A quick refresher: This past January, AT&T abruptly pulled out of an agreement to be the exclusive American carrier for the Huawei Mate 10 Pro; Verizon also announced that it would no longer carry Huawei products. In February, the heads of six U.S. intelligence agencies expressed "deep concerns" about Chinese-made telecom products to the Senate. In March, Best Buy halted all sales and any future orders of Huawei hardware. In April, the Department of Commerce banned U.S. companies from exporting components to ZTE for seven years. As a result, ZTE ceased its main business operations earlier this month.

And then yesterday, President Trump suddenly and unexpectedly tweeted that he was working President Xi Jinping of China to get ZTE "back in business". But why?

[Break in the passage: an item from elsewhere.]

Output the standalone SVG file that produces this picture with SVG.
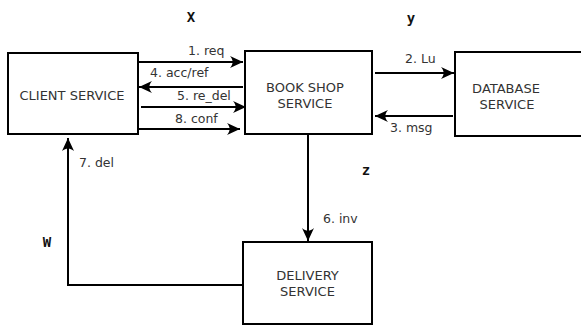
<svg xmlns="http://www.w3.org/2000/svg" width="581" height="325" viewBox="0 0 581 325">
<defs>
<marker id="ah" markerUnits="userSpaceOnUse" markerWidth="16" markerHeight="14" viewBox="-14 -7 16 14" refX="0" refY="0" orient="auto">
<path d="M0,0 L-13,-6 C-9.5,-2 -9.5,2 -13,6 Z" fill="#000"/>
</marker>
<style>
.box{fill:#fff;stroke:#000;stroke-width:2}
.bt{font-family:"DejaVu Sans",sans-serif;font-size:13px;fill:#333;text-anchor:middle}
.lb{font-family:"DejaVu Sans",sans-serif;font-size:12.5px;fill:#333}
.big{font-family:"DejaVu Sans Mono",monospace;font-size:14px;font-weight:bold;fill:#111;text-anchor:middle}
.ln{fill:none;stroke:#000;stroke-width:2}
.ar{marker-end:url(#ah)}
</style>
</defs>
<rect width="581" height="325" fill="#fff"/>
<g id="client">
<rect class="box" x="8" y="53" width="130" height="81"/>
<text class="bt" x="72" y="100">CLIENT SERVICE</text>
</g>
<g id="bookshop">
<rect class="box" x="245" y="51" width="127" height="83"/>
<text class="bt" x="305" y="92">BOOK SHOP</text>
<text class="bt" x="305" y="108">SERVICE</text>
</g>
<g id="database">
<rect class="box" x="455" y="52" width="130" height="84"/>
<text class="bt" x="506" y="93">DATABASE</text>
<text class="bt" x="507" y="109">SERVICE</text>
</g>
<g id="delivery">
<rect class="box" x="243" y="242" width="129" height="82"/>
<text class="bt" x="307.5" y="280">DELIVERY</text>
<text class="bt" x="307.5" y="296">SERVICE</text>
</g>
<g id="connectors">
<path class="ln ar" d="M139,62 H243"/>
<path class="ln ar" d="M243,87 H139"/>
<path class="ln ar" d="M141,107 H246"/>
<path class="ln ar" d="M138,129 H240"/>
<path class="ln ar" d="M375,73 H454"/>
<path class="ln ar" d="M453,116 H375"/>
<path class="ln ar" d="M308,134 V241"/>
<path class="ln ar" d="M243,285 H68 V138"/>
</g>
<g id="labels">
<text class="lb" x="188" y="55">1. req</text>
<text class="lb" x="150" y="77">4. acc/ref</text>
<text class="lb" x="177" y="100">5. re_del</text>
<text class="lb" x="175" y="123">8. conf</text>
<text class="lb" x="405" y="63">2. Lu</text>
<text class="lb" x="390" y="132">3. msg</text>
<text class="lb" x="323" y="223">6. inv</text>
<text class="lb" x="79" y="167">7. del</text>
<text class="big" x="191" y="22">X</text>
<text class="big" x="411" y="23">y</text>
<text class="big" x="366" y="175">z</text>
<text class="big" x="47" y="247">W</text>
</g>
</svg>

I believe the answer lies within the nature of the ZTE ban. First there are the specifics: the ban was initiated because ZTE failed to punish employees who violated trade controls against other nations. Second are the political stakes: The New York Times reports that China is acting as an intermediary in talks between North Korea and the USA. Reversing policy on ZTE might help secure China's continued involvement.

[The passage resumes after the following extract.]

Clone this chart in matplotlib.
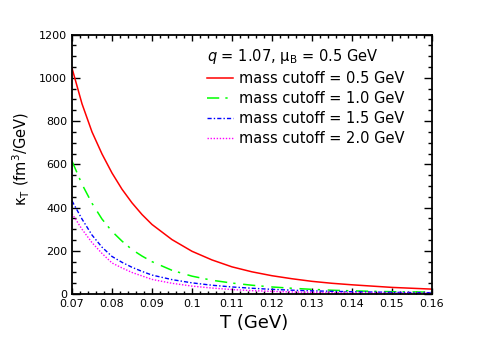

But here's what's most telling to me: According to Reuters, ZTE paid over $2 billion to U.S. exporters last year, including $100 million each to Qualcomm, Broadcom, Intel and Texas Instruments. So banning ZTE would adversely affect not only Chinese jobs, but jobs in the USA as well. Huawei, on the other hand, has its own Kirin chipsets, and is therefore far less reliant on Qualcomm, at least.

Which makes me wonder whether this whole China scare is less about security and more about trade. What do you think?